Lochner’s morally questionable resolution of morally urgent questions was enabled and reinforced by Kent Cooper, the AP’s general manager in New York. Cooper believed that journalists abroad were “guests” in their countries of assignment whose responsibilities included respecting local laws. This ethically questionable position was also commercially convenient, enabling Cooper to set up—with Lochner’s enthusiastic support—a photo agency in Germany called AP GmbH.

This agency had the blessing of the Nazi regime and was staffed exclusively by Germans, many of whom were, concurrently, officers of the Waffen SS. AP GmbH supplied photos of the war—and of German life—to U.S. newspapers, with all images pre-vetted by the German censors. In other words, thanks to the AP, American readers were fed photographs that the Nazis wanted them to see. That, alongside the self-censorship in most news reports, leads us to conclude that the AP was more than a little complicit in hiding the truth of Hitler’s universe from the outside world. After all, many, if not most, American news organizations chose to pull out of Germany rather than submit to the Nazis.
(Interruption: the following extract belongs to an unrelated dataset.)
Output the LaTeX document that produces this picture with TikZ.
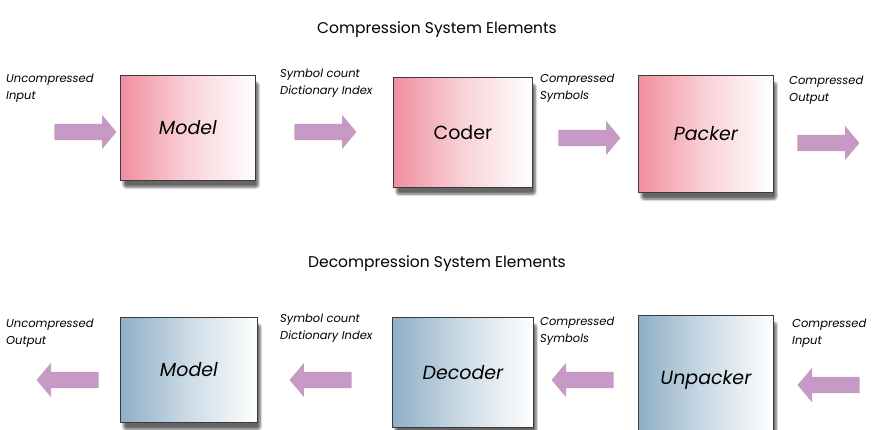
\documentclass[tikz,border=0pt]{standalone}
\usepackage{fontspec}
\setmainfont{Poppins}
\usetikzlibrary{shapes.arrows,shadows.blur}
\definecolor{pinkL}{HTML}{F08E9E}
\definecolor{blueL}{HTML}{8EAFC6}
\definecolor{arrowC}{HTML}{C79AC6}
\definecolor{edgeC}{HTML}{3A3A3A}
\tikzset{
  pinkbox/.style={draw=edgeC, line width=0.8pt, left color=pinkL, right color=white, middle color=pinkL!40!white,
    blur shadow={shadow xshift=3pt, shadow yshift=-7pt, shadow blur steps=10, shadow blur extra rounding=3pt, shadow opacity=60},
    inner sep=0pt, anchor=north west},
  bluebox/.style={pinkbox, left color=blueL, right color=white, middle color=blueL!45!white},
  boxtext/.style={font=\fontsize{19}{22}\selectfont\itshape},
  blockarrow/.style={single arrow, draw=none, fill=arrowC, inner xsep=0pt, inner ysep=8pt, minimum width=34pt,
    single arrow head extend=9pt, single arrow tip angle=100, minimum height=62pt},
  lbl/.style={anchor=north west, align=left, inner sep=0pt, font=\fontsize{11.5}{16.5}\selectfont\itshape},
  ttl/.style={font=\fontsize{15.5}{18}\selectfont, inner sep=0pt}
}
\begin{document}
\begin{tikzpicture}[x=1pt,y=-1pt]
\useasboundingbox (0,0) rectangle (874,430);
% titles
\node[ttl] (t1) at (437,30) {Compression System Elements};
\node[ttl] (t2) at (437,264) {Decompression System Elements};
% top boxes
\node[pinkbox, minimum width=135pt, minimum height=105pt] (model1) at (120,75) {};
\node[boxtext] (model1t) at (model1.center) {Model};
\node[pinkbox, minimum width=139pt, minimum height=110pt] (coder) at (393,77) {};
\node[boxtext, font=\fontsize{19}{22}\selectfont\upshape] (codert) at (coder.center) {Coder};
\node[pinkbox, minimum width=135pt, minimum height=117pt] (packer) at (638,75) {};
\node[boxtext] (packert) at (packer.center) {Packer};
% top arrows
\node[blockarrow] (a1) at (82,132) {};
\node[blockarrow] (a2) at (322,132) {};
\node[blockarrow] (a3) at (586,138) {};
\node[blockarrow] (a4) at (825,143) {};
% top labels
\node[lbl] (l1) at (6,74) {Uncompressed\\Input};
\node[lbl] (l2) at (280,69) {Symbol count\\Dictionary Index};
\node[lbl] (l3) at (540,74) {Compressed\\Symbols};
\node[lbl] (l4) at (789,76) {Compressed\\Output};
% bottom boxes
\node[bluebox, minimum width=137pt, minimum height=105pt] (model2) at (120,317) {};
\node[boxtext] (model2t) at (model2.center) {Model};
\node[bluebox, minimum width=141pt, minimum height=110pt] (decoder) at (392,317) {};
\node[boxtext] (decodert) at (decoder.center) {Decoder};
\node[bluebox, minimum width=135pt, minimum height=125pt] (unpacker) at (638,315) {};
\node[boxtext] (unpackert) at ([yshift=-2pt]unpacker.center) {Unpacker};
% bottom arrows
\node[blockarrow, shape border rotate=180] (b1) at (71,380) {};
\node[blockarrow, shape border rotate=180] (b2) at (324,380) {};
\node[blockarrow, shape border rotate=180] (b3) at (586,380) {};
\node[blockarrow, shape border rotate=180] (b4) at (832,385) {};
% bottom labels
\node[lbl] (m1) at (6,319) {Uncompressed\\Output};
\node[lbl] (m2) at (280,314) {Symbol count\\Dictionary Index};
\node[lbl] (m3) at (540,317) {Compressed\\Symbols};
\node[lbl] (m4) at (792,319) {Compressed\\Input};
\end{tikzpicture}
\end{document}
As the world around us grows more intolerant and repressive, Louis Lochner and the wartime AP offer a pungent—and pressing—lesson in how not to practice journalism in the shadow of tyrants. The AP’s chapter in Hitler’s Germany was a nadir in American journalism.

Mr. Varadarajan, a Journal contributor, is a fellow at the American Enterprise Institute and at NYU Law School’s Classical Liberal Institute.